The major priority of her artistic activity in various media over recent years has been the whale – its life-cycle and the challenges to its ecology, as well as the historical, environmental and cultural contexts in which it is viewed. Hers is important and timely work, made of attention, prescience and grace." – Gareth Evans

We’re pleased to welcome Jessica Sarah Rinland to present a programme of her recent films, followed by a Q&A with Gareth Evans.

The Blind Labourer
2016 | 26 min | Colour | Digital

The Blind Labourer examines the similarities and contrasts within the whaling and lumber industry. It edits together archive footage of labourers in the forests, at sea and in factories, felling trees, cutting whales and developing their multiple products for society and scientific studies. The film rejects the idea that beings can be ranked according to their relative value, and explores each micro and macro forms' effect on one other.

Y Berá, Bright Waters
Jessica Sarah Rinland
2016 | 10 min | Colour | Digital

Accounts ranging from varying moments in human history, describe the organisms that inhabit the second largest wetland in the world.

Commissioned by Arts Council England and London Short Film Festival Y Berá, Bright Waters responds to the educational films of Mary Field from 1920 to 1950. It is filmed in the second biggest wetland in the world, Iberá, with an incredible biodiversity of fauna and flora.
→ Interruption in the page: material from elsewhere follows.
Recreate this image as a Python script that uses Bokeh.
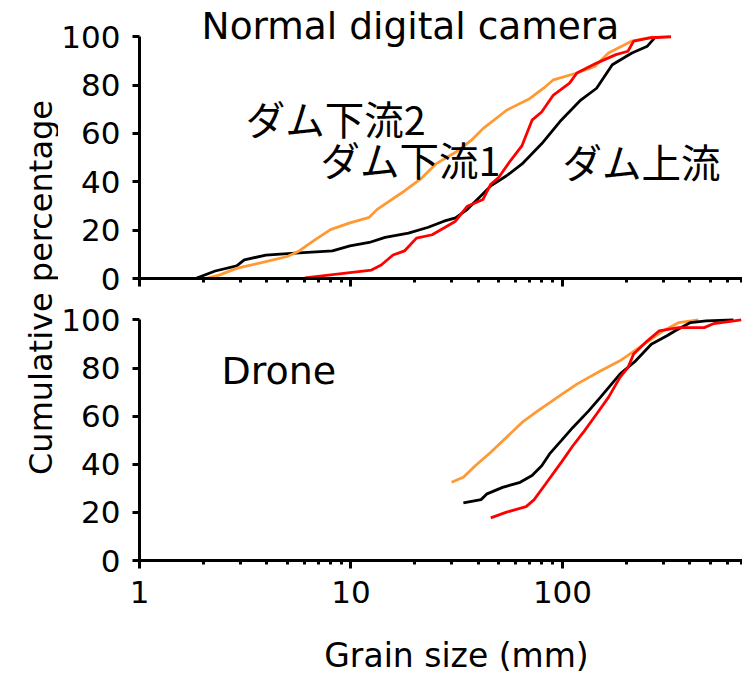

Voiceover and text are taken from historical and current facts, and fictional accounts of the Argentine landscape, to comment on how the dissemination of knowledge in film has changed throughout history.

Expression of the Sightless
Jessica Sarah Rinland
2015 | 7 min | B/W | Digital

Inquisitive hands explore what the eye is unable to see. Filmed at Tate Britain.

Necropsy of a Harbour Porpoise (Seeing From our Eyes into Theirs)
Jessica Sarah Rinland
2015 | 11 min | Colour | Digital

A response to Stan Brakhage’s The Act Of Seeing With Ones Own Eyes which creates a blunt statement on the human condition by depicting human autopsies. Necropsy of a Harbour Porpoise (Seeing From Our Eyes Into Theirs) examines the ever-enigmatic whale by revealing its interior, taking away its mystery and disparity, highlighting similarities between seemingly contrasting, expired organisms.

Not as Old as the Trees
Jessica Sarah Rinland
2014 | 3 min | Colour | Digital

80-year-old Saul has lived in London all his life. For the past 20 years he has spent his spare time climbing trees in Hampstead Heath.

Darse  Cuenta
Jessica Sarah Rinland
2009 | 3 min | Colour | Digital

An unidentifiable image appears and disappears. A voiceover accounts the invisibility of a hole in the middle of a road (Poem by Jorge Bucay).